■ Exercise task ■
Retype, exactly as they stand, the lines from the start of the data to the line that contains "const labelOffsets = [-27, 25, -26];", both ends included. Leave the pictures out.

■ Data section ■
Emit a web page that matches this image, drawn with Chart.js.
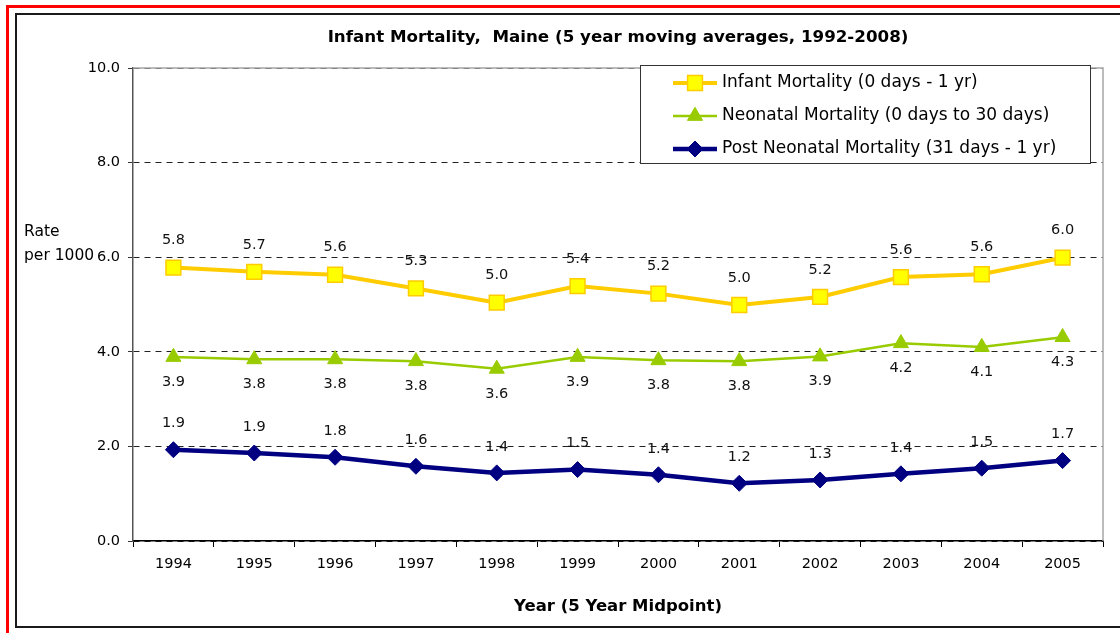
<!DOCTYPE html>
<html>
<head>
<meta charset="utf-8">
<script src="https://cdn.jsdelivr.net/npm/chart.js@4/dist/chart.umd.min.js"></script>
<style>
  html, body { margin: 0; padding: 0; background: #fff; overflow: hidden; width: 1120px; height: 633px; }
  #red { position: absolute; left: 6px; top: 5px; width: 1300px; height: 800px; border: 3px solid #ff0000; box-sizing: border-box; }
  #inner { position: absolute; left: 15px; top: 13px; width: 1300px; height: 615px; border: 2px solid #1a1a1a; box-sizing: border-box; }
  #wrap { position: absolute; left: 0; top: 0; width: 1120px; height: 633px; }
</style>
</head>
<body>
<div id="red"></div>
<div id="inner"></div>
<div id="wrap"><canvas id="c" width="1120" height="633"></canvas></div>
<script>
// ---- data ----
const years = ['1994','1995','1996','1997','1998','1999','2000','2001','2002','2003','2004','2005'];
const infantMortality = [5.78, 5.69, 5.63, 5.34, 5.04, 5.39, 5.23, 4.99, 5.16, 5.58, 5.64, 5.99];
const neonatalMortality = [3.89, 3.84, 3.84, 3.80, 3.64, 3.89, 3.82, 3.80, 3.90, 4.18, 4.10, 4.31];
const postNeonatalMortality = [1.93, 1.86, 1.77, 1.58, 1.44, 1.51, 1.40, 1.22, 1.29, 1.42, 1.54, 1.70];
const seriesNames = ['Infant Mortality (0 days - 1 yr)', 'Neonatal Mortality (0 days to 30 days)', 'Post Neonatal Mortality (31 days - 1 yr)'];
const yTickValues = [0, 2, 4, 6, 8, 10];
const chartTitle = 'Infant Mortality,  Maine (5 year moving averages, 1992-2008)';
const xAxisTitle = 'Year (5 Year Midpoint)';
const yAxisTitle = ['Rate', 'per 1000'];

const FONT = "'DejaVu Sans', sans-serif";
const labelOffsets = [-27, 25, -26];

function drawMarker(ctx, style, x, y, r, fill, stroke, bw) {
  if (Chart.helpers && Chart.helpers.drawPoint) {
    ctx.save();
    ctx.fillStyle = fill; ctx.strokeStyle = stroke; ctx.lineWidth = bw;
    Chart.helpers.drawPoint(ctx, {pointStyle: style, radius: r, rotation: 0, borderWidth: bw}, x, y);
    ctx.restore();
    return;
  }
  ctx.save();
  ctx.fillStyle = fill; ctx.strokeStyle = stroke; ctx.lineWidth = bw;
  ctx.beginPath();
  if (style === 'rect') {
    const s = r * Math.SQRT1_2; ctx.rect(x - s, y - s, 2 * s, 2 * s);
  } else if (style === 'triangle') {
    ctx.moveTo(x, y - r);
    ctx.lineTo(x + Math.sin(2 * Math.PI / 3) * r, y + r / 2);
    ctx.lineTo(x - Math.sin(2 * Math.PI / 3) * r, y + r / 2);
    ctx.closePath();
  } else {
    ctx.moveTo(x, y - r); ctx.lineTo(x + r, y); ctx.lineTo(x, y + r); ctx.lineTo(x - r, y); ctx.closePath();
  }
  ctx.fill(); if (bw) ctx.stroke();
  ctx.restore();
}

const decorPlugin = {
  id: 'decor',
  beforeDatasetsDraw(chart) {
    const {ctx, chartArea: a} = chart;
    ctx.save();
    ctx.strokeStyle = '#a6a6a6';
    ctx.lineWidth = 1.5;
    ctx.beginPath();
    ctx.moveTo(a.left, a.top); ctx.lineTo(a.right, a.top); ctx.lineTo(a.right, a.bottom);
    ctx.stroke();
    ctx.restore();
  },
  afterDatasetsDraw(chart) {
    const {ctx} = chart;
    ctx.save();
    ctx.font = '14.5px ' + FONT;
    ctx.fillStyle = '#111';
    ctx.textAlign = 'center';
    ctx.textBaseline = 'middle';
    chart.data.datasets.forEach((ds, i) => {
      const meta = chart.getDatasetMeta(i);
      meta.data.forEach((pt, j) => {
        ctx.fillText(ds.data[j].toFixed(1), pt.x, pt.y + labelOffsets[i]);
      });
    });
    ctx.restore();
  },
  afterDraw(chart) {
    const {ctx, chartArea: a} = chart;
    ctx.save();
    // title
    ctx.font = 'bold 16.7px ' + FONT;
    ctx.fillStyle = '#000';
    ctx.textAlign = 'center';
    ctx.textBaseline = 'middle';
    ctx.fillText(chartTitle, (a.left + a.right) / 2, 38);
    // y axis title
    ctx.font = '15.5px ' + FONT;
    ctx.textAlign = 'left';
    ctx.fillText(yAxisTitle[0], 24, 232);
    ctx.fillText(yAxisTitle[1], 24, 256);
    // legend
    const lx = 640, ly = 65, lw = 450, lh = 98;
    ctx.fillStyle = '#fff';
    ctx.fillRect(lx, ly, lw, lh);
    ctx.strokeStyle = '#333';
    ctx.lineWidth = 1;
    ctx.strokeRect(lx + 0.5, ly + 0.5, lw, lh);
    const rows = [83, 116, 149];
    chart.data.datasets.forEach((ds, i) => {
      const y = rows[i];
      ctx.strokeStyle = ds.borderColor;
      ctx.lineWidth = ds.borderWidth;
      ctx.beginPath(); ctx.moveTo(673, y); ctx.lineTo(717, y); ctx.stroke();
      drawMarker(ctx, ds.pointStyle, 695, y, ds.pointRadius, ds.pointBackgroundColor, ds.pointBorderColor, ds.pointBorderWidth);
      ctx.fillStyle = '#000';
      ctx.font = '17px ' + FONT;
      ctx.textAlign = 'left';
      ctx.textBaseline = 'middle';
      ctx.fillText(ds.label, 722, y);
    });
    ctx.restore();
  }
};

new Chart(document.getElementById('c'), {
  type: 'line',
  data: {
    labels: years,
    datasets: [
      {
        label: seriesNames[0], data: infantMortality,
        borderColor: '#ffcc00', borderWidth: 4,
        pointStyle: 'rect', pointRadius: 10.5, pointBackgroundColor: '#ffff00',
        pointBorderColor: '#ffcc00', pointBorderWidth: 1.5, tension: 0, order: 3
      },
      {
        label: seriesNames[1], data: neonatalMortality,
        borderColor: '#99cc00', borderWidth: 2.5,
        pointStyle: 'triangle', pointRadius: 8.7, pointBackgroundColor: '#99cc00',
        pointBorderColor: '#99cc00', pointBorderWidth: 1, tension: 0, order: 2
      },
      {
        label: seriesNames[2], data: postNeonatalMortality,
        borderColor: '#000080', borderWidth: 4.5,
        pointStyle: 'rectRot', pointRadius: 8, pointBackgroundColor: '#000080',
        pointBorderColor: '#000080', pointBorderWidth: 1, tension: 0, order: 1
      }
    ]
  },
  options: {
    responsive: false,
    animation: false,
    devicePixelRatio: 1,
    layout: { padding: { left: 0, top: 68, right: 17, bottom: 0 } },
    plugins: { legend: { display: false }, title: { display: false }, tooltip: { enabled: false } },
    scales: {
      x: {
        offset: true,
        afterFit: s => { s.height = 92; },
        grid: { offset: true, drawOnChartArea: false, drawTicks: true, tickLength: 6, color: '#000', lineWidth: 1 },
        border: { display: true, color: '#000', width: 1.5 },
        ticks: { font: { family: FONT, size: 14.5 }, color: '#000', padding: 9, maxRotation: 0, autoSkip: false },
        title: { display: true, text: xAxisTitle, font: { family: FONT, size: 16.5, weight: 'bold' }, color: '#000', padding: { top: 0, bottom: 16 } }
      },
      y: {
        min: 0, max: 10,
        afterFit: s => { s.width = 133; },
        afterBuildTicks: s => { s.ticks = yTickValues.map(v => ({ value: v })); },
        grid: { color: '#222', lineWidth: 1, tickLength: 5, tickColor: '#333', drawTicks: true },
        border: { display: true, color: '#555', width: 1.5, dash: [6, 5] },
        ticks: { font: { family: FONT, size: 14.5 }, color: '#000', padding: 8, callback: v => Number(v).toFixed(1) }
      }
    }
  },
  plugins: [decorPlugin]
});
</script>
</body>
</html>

■ Finished answer ■
Emit a web page that matches this image, drawn with Chart.js.
<!DOCTYPE html>
<html>
<head>
<meta charset="utf-8">
<script src="https://cdn.jsdelivr.net/npm/chart.js@4/dist/chart.umd.min.js"></script>
<style>
  html, body { margin: 0; padding: 0; background: #fff; overflow: hidden; width: 1120px; height: 633px; }
  #red { position: absolute; left: 6px; top: 5px; width: 1300px; height: 800px; border: 3px solid #ff0000; box-sizing: border-box; }
  #inner { position: absolute; left: 15px; top: 13px; width: 1300px; height: 615px; border: 2px solid #1a1a1a; box-sizing: border-box; }
  #wrap { position: absolute; left: 0; top: 0; width: 1120px; height: 633px; }
</style>
</head>
<body>
<div id="red"></div>
<div id="inner"></div>
<div id="wrap"><canvas id="c" width="1120" height="633"></canvas></div>
<script>
// ---- data ----
const years = ['1994','1995','1996','1997','1998','1999','2000','2001','2002','2003','2004','2005'];
const infantMortality = [5.78, 5.69, 5.63, 5.34, 5.04, 5.39, 5.23, 4.99, 5.16, 5.58, 5.64, 5.99];
const neonatalMortality = [3.89, 3.84, 3.84, 3.80, 3.64, 3.89, 3.82, 3.80, 3.90, 4.18, 4.10, 4.31];
const postNeonatalMortality = [1.93, 1.86, 1.77, 1.58, 1.44, 1.51, 1.40, 1.22, 1.29, 1.42, 1.54, 1.70];
const seriesNames = ['Infant Mortality (0 days - 1 yr)', 'Neonatal Mortality (0 days to 30 days)', 'Post Neonatal Mortality (31 days - 1 yr)'];
const yTickValues = [0, 2, 4, 6, 8, 10];
const chartTitle = 'Infant Mortality,  Maine (5 year moving averages, 1992-2008)';
const xAxisTitle = 'Year (5 Year Midpoint)';
const yAxisTitle = ['Rate', 'per 1000'];

const FONT = "'DejaVu Sans', sans-serif";
const labelOffsets = [-27, 25, -26];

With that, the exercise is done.